• [Requirement] Search the records that follow and extract every line containing the string "chart".

------

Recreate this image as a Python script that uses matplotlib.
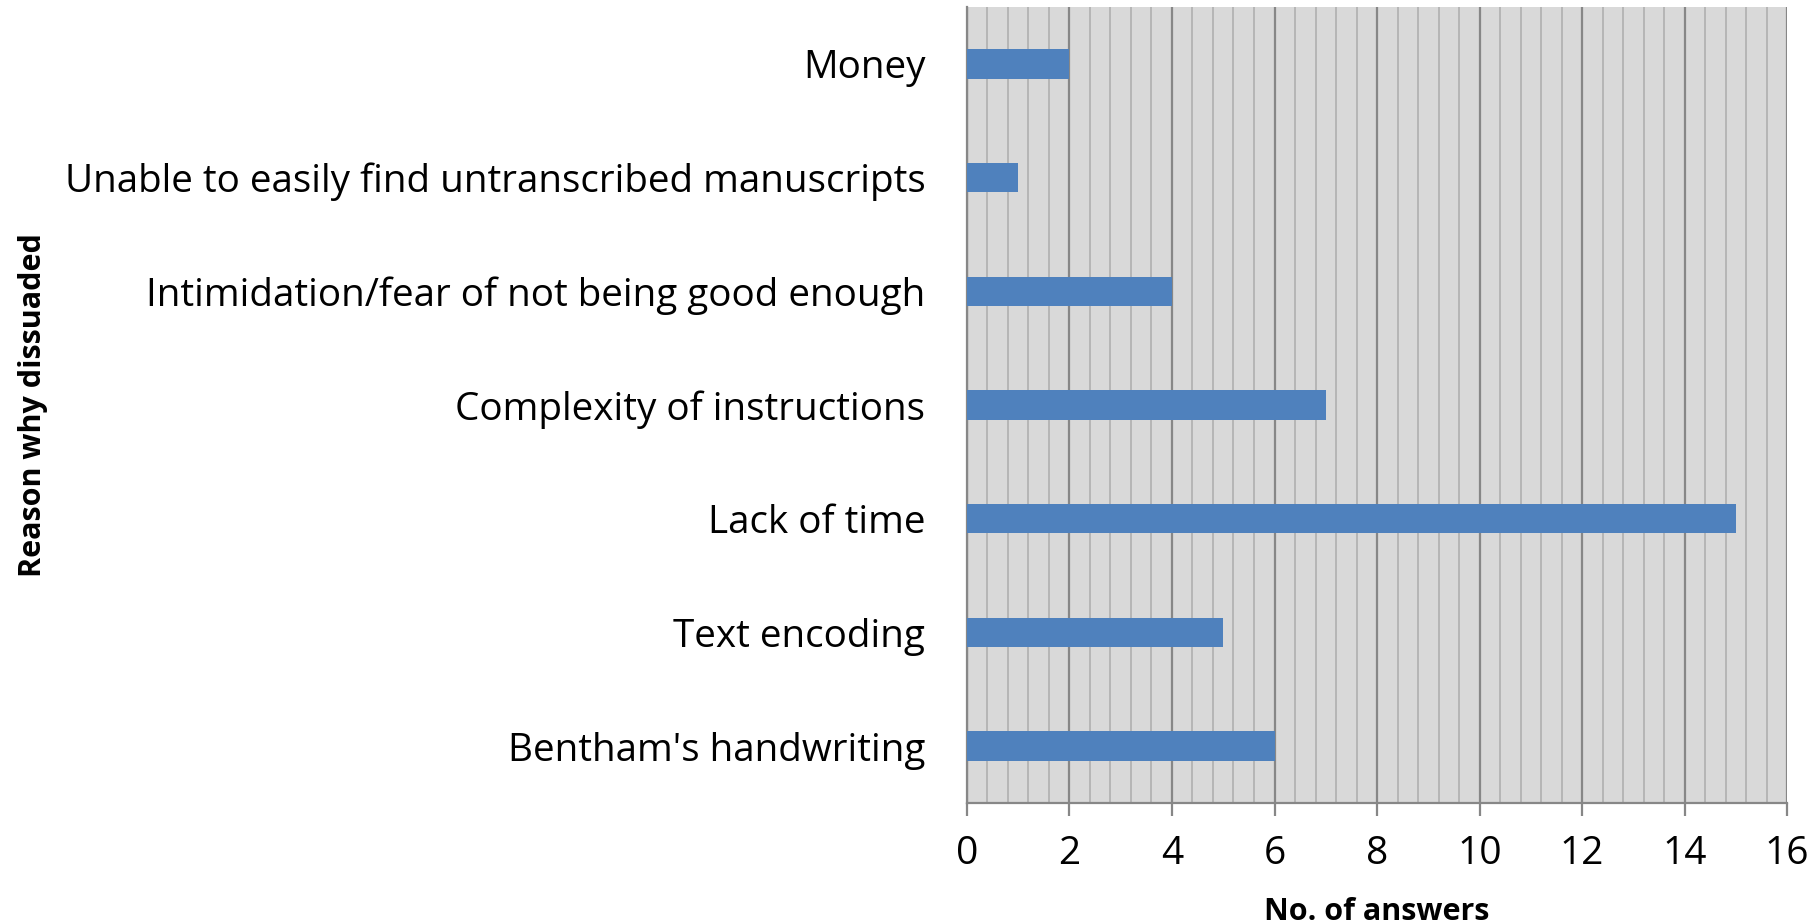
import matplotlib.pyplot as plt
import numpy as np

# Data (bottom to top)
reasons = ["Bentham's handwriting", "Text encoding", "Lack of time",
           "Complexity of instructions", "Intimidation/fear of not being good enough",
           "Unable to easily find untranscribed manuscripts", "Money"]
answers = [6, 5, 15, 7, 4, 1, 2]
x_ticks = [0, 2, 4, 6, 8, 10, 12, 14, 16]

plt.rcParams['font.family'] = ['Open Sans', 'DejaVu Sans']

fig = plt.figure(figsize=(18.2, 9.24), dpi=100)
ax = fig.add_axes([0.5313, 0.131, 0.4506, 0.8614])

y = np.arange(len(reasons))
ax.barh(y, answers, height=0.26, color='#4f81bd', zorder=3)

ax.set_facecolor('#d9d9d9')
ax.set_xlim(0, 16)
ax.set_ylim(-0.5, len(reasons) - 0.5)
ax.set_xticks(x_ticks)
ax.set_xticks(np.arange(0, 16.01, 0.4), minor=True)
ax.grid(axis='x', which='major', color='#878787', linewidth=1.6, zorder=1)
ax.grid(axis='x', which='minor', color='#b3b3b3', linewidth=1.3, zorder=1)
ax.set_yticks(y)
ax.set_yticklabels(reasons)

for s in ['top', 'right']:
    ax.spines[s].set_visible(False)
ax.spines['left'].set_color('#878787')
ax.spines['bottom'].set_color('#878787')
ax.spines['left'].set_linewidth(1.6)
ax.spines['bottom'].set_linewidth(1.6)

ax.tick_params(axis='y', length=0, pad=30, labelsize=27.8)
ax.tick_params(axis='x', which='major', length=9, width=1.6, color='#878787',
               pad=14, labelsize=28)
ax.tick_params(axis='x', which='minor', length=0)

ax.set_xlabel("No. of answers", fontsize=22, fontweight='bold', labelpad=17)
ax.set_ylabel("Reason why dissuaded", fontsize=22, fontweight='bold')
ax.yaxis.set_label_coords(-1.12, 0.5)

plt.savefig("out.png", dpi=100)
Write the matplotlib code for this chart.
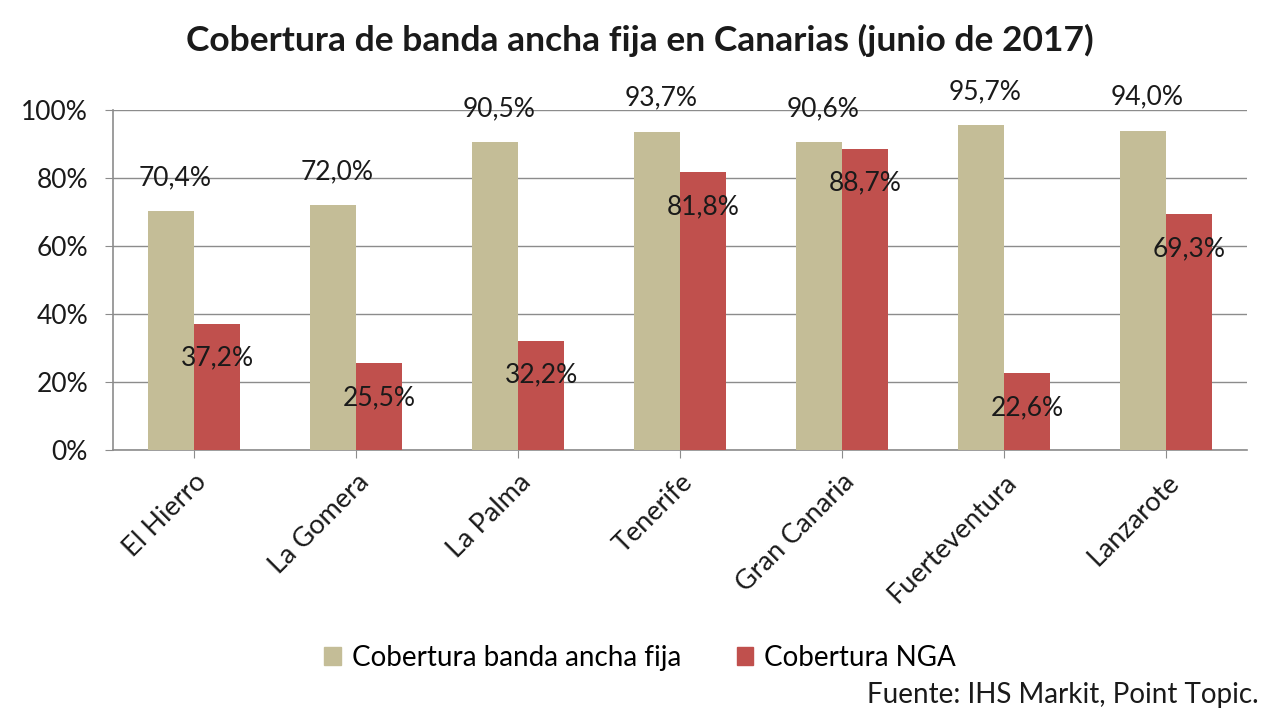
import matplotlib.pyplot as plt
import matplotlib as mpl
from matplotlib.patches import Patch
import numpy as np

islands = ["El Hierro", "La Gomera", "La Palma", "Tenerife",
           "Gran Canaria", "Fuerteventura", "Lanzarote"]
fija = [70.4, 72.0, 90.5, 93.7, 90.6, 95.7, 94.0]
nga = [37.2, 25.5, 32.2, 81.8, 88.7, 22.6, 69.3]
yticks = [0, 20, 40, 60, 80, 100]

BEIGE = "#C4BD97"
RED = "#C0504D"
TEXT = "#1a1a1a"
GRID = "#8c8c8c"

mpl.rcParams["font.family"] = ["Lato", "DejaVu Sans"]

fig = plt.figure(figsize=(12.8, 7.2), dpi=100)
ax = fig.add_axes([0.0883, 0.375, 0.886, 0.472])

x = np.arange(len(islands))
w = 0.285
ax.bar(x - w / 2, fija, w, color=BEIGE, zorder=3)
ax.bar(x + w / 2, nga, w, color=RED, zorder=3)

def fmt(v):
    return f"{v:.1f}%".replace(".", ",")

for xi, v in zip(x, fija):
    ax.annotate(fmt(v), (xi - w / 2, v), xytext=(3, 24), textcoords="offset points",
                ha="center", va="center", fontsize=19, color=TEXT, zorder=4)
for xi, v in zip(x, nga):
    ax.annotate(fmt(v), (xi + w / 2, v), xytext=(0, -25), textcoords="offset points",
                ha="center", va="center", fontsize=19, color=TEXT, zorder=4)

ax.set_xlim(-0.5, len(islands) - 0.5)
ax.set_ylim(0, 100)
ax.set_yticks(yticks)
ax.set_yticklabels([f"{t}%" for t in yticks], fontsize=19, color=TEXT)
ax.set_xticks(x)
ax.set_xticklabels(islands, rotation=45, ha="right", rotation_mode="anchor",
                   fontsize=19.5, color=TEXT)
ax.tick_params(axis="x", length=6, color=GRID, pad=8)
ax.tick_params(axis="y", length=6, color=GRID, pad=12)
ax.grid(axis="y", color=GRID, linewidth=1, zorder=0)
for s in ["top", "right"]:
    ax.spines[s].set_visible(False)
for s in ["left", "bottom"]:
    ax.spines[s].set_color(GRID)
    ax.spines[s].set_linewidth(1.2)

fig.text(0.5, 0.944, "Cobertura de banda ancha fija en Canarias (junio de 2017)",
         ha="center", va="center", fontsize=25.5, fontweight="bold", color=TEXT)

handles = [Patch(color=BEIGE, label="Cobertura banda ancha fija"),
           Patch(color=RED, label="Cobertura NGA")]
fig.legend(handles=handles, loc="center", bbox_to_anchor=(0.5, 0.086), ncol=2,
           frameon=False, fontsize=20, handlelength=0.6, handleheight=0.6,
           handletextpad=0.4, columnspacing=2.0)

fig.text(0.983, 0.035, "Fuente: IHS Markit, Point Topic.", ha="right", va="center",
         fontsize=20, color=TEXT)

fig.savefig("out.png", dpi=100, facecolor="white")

------

• [Answer to this problem]
Write the matplotlib code for this chart.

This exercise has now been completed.